There is one guy that does a consistently superior job, but he's not always there. So you take your chances.

I mention all this BS (that's backstory, thanks very much) because today I filled out my sandwich form as per usual but my order was misread and inverted, so my regular options were omitted, and my regular omissions were included. Hello turkey with mustard and tomatoes and pepperoncinis (I always get those though so who knows what the guy was looking at). As it turns out, the sandwich was excellent. Tomatoes were surprisingly delicious and I didn't mind that it was missing lettuce and onions. Nicely done, sir.
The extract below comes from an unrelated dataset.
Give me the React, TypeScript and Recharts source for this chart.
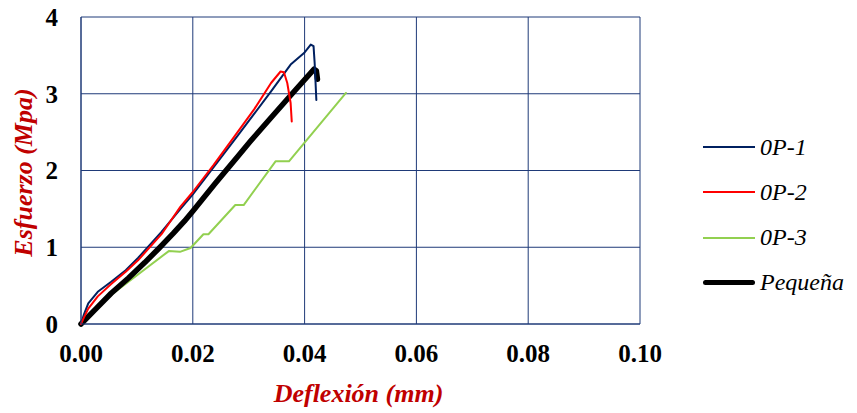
import { LineChart, Line, XAxis, YAxis, CartesianGrid, Label } from "recharts";

// Deflexión (mm) / Esfuerzo (MPa) readings for each specimen
const op1Deflexion = [0, 0.0005, 0.0013, 0.003, 0.0054, 0.008, 0.0102, 0.0144, 0.0178, 0.02, 0.024, 0.028, 0.031, 0.034, 0.0375, 0.0399, 0.0411, 0.0416, 0.0418, 0.0421];
const op1Esfuerzo = [0, 0.12, 0.27, 0.42, 0.55, 0.7, 0.86, 1.2, 1.5, 1.69, 2.07, 2.45, 2.74, 3.03, 3.38, 3.53, 3.64, 3.62, 3.4, 2.92];

const op2Deflexion = [0, 0.0005, 0.0013, 0.003, 0.0054, 0.008, 0.0102, 0.0144, 0.0178, 0.02, 0.0237, 0.027, 0.031, 0.034, 0.0357, 0.0363, 0.0369, 0.0375, 0.0377];
const op2Esfuerzo = [0, 0.08, 0.2, 0.36, 0.52, 0.68, 0.83, 1.17, 1.53, 1.72, 2.07, 2.4, 2.8, 3.14, 3.29, 3.28, 3.14, 2.88, 2.64];

const op3Deflexion = [0, 0.0045, 0.0157, 0.0177, 0.0196, 0.0219, 0.0228, 0.0276, 0.0291, 0.0348, 0.0372, 0.0474];
const op3Esfuerzo = [0, 0.33, 0.95, 0.94, 0.99, 1.17, 1.17, 1.55, 1.55, 2.12, 2.12, 3.01];

const pequenaDeflexion = [0, 0.0027, 0.0054, 0.0085, 0.0114, 0.014, 0.0165, 0.0185, 0.0201, 0.024, 0.028, 0.0303, 0.0339, 0.038, 0.0417, 0.0421, 0.0423];
const pequenaEsfuerzo = [0, 0.2, 0.4, 0.6, 0.8, 0.99, 1.18, 1.34, 1.48, 1.83, 2.18, 2.38, 2.68, 3.02, 3.32, 3.3, 3.19];

const xTicks = [0, 0.02, 0.04, 0.06, 0.08, 0.1];
const yTicks = [0, 1, 2, 3, 4];

const SERIF = "Liberation Serif, Tinos, Times New Roman, Times, DejaVu Serif, serif";
const GRID = "#1F3A78";
const TITLE_RED = "#C00000";

const toPoints = (xs: number[], ys: number[]) => xs.map((x, i) => ({ x, y: ys[i] }));

const SERIES = [
  { name: "0P-1", data: toPoints(op1Deflexion, op1Esfuerzo), color: "#002060", width: 2 },
  { name: "0P-2", data: toPoints(op2Deflexion, op2Esfuerzo), color: "#FF0000", width: 2 },
  { name: "0P-3", data: toPoints(op3Deflexion, op3Esfuerzo), color: "#92D050", width: 2 },
  { name: "Pequeña", data: toPoints(pequenaDeflexion, pequenaEsfuerzo), color: "#000000", width: 5.5 },
];

// paint order: green under black, red on top
const DRAW_ORDER = ["0P-3", "Pequeña", "0P-1", "0P-2"];

const tickStyle = { fill: "#000", fontSize: 25, fontWeight: "bold", fontFamily: SERIF };

function YTitle(props: any) {
  const vb = props.viewBox || { x: 0, y: 17, width: 81, height: 307 };
  const cx = vb.x + 23;
  const cy = vb.y + vb.height / 2 + 2;
  return (
    <text
      x={cx}
      y={cy}
      transform={`rotate(-90, ${cx}, ${cy})`}
      textAnchor="middle"
      dominantBaseline="central"
      fill={TITLE_RED}
      style={{ fontFamily: SERIF, fontSize: 26, fontWeight: "bold", fontStyle: "italic" }}
    >
      Esfuerzo (Mpa)
    </text>
  );
}

function XTitle(props: any) {
  const vb = props.viewBox || { x: 81, y: 324, width: 559, height: 89 };
  return (
    <text
      x={vb.x + vb.width / 2 - 2}
      y={vb.y + 78}
      textAnchor="middle"
      fill={TITLE_RED}
      style={{ fontFamily: SERIF, fontSize: 26, fontWeight: "bold", fontStyle: "italic" }}
    >
      Deflexión (mm)
    </text>
  );
}

function SideLegend() {
  return (
    <div style={{ position: "absolute", left: 703, top: 0 }}>
      {SERIES.map((s, i) => {
        const thick = s.name === "Pequeña";
        return (
          <div
            key={s.name}
            style={{
              position: "absolute",
              top: 147 + i * 45.3 - 15,
              height: 30,
              display: "flex",
              alignItems: "center",
              whiteSpace: "nowrap",
            }}
          >
            <div style={{ width: 52, height: thick ? 5 : 2, background: s.color, borderRadius: thick ? 3 : 0 }} />
            <span style={{ marginLeft: 5, fontFamily: SERIF, fontStyle: "italic", fontSize: 24, color: "#000" }}>
              {s.name}
            </span>
          </div>
        );
      })}
    </div>
  );
}

export default function App() {
  const ordered = DRAW_ORDER.map((n) => SERIES.find((s) => s.name === n)!);
  return (
    <div style={{ position: "relative", width: 857, height: 413, margin: "-8px 0 0 -8px", background: "#fff", fontFamily: SERIF }}>
      <LineChart width={857} height={413} margin={{ top: 17, right: 217, left: 0, bottom: 0 }} style={{ fontFamily: SERIF }}>
        <CartesianGrid stroke={GRID} strokeWidth={1} horizontal vertical />
        <XAxis
          type="number"
          dataKey="x"
          domain={[0, 0.1]}
          ticks={xTicks}
          height={89}
          tickSize={0}
          tickMargin={20}
          axisLine={{ stroke: GRID }}
          tickLine={false}
          tick={tickStyle}
          tickFormatter={(v: number) => v.toFixed(2)}
        >
          <Label content={<XTitle />} />
        </XAxis>
        <YAxis
          type="number"
          dataKey="y"
          domain={[0, 4]}
          ticks={yTicks}
          width={81}
          tickSize={0}
          tickMargin={23}
          axisLine={{ stroke: GRID }}
          tickLine={false}
          tick={tickStyle}
        >
          <Label content={<YTitle />} />
        </YAxis>
        {ordered.map((s) => (
          <Line
            key={s.name}
            data={s.data}
            dataKey="y"
            name={s.name}
            type="linear"
            stroke={s.color}
            strokeWidth={s.width}
            strokeLinejoin="round"
            strokeLinecap="round"
            dot={false}
            activeDot={false}
            isAnimationActive={false}
          />
        ))}
      </LineChart>
      <SideLegend />
    </div>
  );
}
Note: Photo has nothing to do with my lunch. It's just a nice picture of the koi pond that I took with the crap camera on my cellphone. It's been hot here and I'm not sure if the fish like it but the plants seem to love it.

22 July 2011

Imitation, flattery, and theft (yeah I stole this)

Irrelevant Demotivational pilfered direct from Badass of the Week
 Confession time: I've been sitting on one of my favorite websites for a while now, waiting for the perfect moment to share it with you, the public. As it happens there is no perfect moment. And it's possible that many of you have already heard of it.


Today is Friday, and that means that at some point today there will be an updated Badass of the Week.

I've been working through the BotW entries for a while now and they really don't ever get old. I find that they are best savored one or two at a time, because there's only so much facepunching, sackbusting badassery that the human mind can take before you start to desensitize, and that's not cool. None of the epic awesome that is Badass of the Week should be anything but epic and awesome.

The language from BotW can best be described as colorful, and as such isn't strictly SFW. (There are f-bombs, is what I'm saying.) But it's not unsophisticated, and fans of comic books (check), video games (check), history (check), esp. combat history (check), mythology (check), role playing games like D&D (check), and people/things that are awesome (check, and check) will enjoy the hell out of it.

My favorite recent paragraph (and there are many from which to choose) is from the entry on Buzz Aldrin. I'm well familiar with the history and hagiography of Aldrin, since he features in two excellent books: The Right Stuff and, more recently, Rocket Men (second book highly recommended). Anyway, here's my favorite extract from his bio on my new favorite website:

OK. Now this is the United States, and here in America you are free to believe whatever crazy ridiculous nonsense you want to believe. In fact, guys like Buzz Aldrin have fought wars to defend our right to say whatever the hell we want to say whenever we want to say it, no matter how much it makes us look like complete idiots/toolsheds/jackasses. But when you go up to a man, especially a hardass like Buzz Aldrin, look him in the eyes, and call him a "liar, a thief, and a coward" to his face, you also have the right to receive what's rightfully coming to you. And in this case, what's coming to you is a fucking punch in the mouth.

Buzz took one look at this guy, said nothing, and coldcocked that douche in the chops with a head-shatteringly badass face-punch that left him staggered and dazed. I'm not entirely sure what happened afterwards, but my guess is that the cops showed up, took one look at Buzz Aldrin, and then maced the shit out of the conspiracy theorist with a bunch of crazy tear gas pepper spray stuff and arrested him for violating every conceivable statute relating to "Criminal Dumbassery".

I emailed my cousin to suggest that he incorporate the BotW site content into his kids bedtime reading. The oldest is around 6 so he might be a little young for it. I'm hoping he set it aside for the future, because they are going to love it.